Yes! Fetch has a free app for both iOS and Android that you can download and pair with your Fetch box. Then you’ll be able to stream TV from it – including your recordings – anywhere you are. You can also download purchased or rented shows and movies to your phone to watch later without using precious mobile data.
No – the rights to HBO in Australia are owned by Foxtel, so you’ll find HBO’s shows there as well as on their on-demand streaming service Binge. You can still purchase HBO shows from the Fetch TV store, though.
While it’s a case of “never say never,” Disney doesn’t seem to have any plans to bring their app to Fetch TV for the time being.
You can use Fetch’s Mighty and Mini without an internet connection to watch free-to-air broadcasts and recordings, but only for a few days. After that you’ll see a message that the box is locked, and you’ll need to connect it to the internet to keep using it.
Yes – all of Fetch’s premium channels are delivered via broadband internet streaming, so they use data for as long as you watch them. Of course, other apps such as Netflix also use data. We’d recommend a broadband plan with unlimited data if you’re going to use Fetch TV.
If you’re getting Fetch TV via an internet provider like iPrimus or Dodo, you don’t need to worry about data usage – it’s only available on unlimited-data plans. If you’re buying the Fetch box yourself, it’s best to use it on an unlimited plan to avoid excess charges, since all Fetch premium channels are delivered via streaming.
If you get your Fetch box from a provider like Dodo or iPrimus, the box is only able to be used with their network – it’s a part of your internet plan. If you’re likely to switch internet providers in the future, the best option is to buy the box outright – Fetch boxes bought at retail work with any provider.
To order a replacement remote, sign into your Fetch account on their web site, head to “Account Settings” then “Hardware Replacement” and select “Remote Control”.
To restart your Fetch box, go into Settings and head to Device Info, then Options, and choose Fetch TV Box Restart. If you’re unable to access menus, try turning off power to the box, waiting 30 seconds then powering it up again.
Turning subtitles off and on is easy – just press the Text button on your Fetch remote! It’s right above the Apps button.
If you’ve purchased a Fetch box second hand and found that it’s locked, unfortunately there is no way to unlock it – it’s likely owned by the ISP that originally provided it.

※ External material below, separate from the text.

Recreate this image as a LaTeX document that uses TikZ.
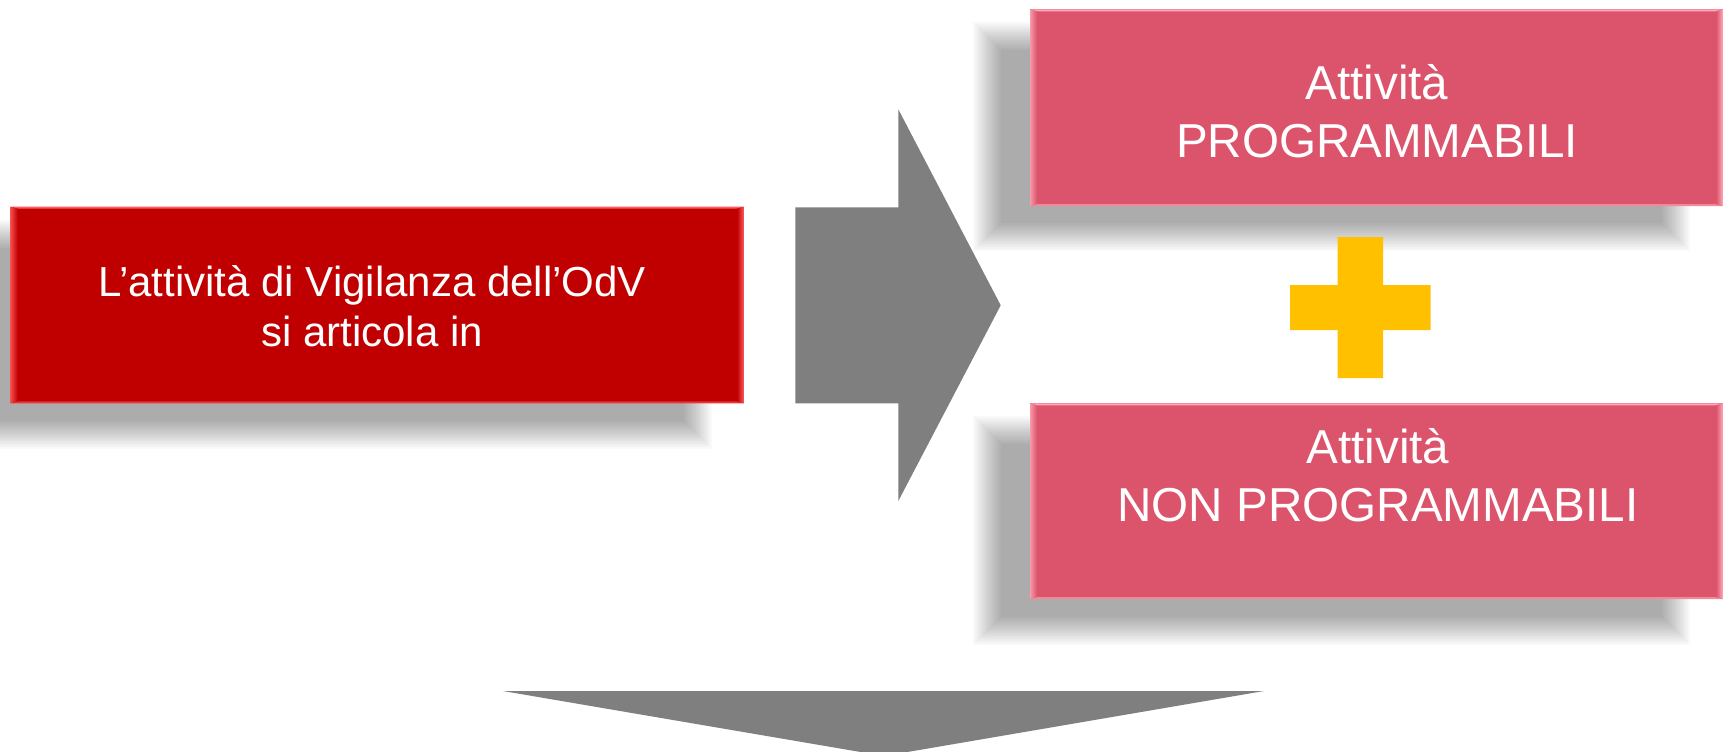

You need to make sure that the cable from your free-to-air antenna is plugged into the back of the Fetch box – then just scan for available channels during the initial setup of the box, and you’ll then find those channels in your Electronic Program Guide to watch and record.
Unlike Foxtel, Fetch TV doesn’t come with any default channels. However, most ISPs that provide Fetch also give you a choice of one channel pack at no extra cost (and often, 30 free movies a month as well). You can look at the various channel packs and what they include – as well as the speciality channels available – on the Fetch web site.
Yes you can – just plug a USB drive into the Fetch Mighty or Mini and play a wide range of different video, audio and even picture files. Or play your own media from anywhere on your home network.
While it’s an Australian company that’s operated for a decade now, Fetch TV is operated in partnership with Malaysian pay TV company Astro All Asia Networks.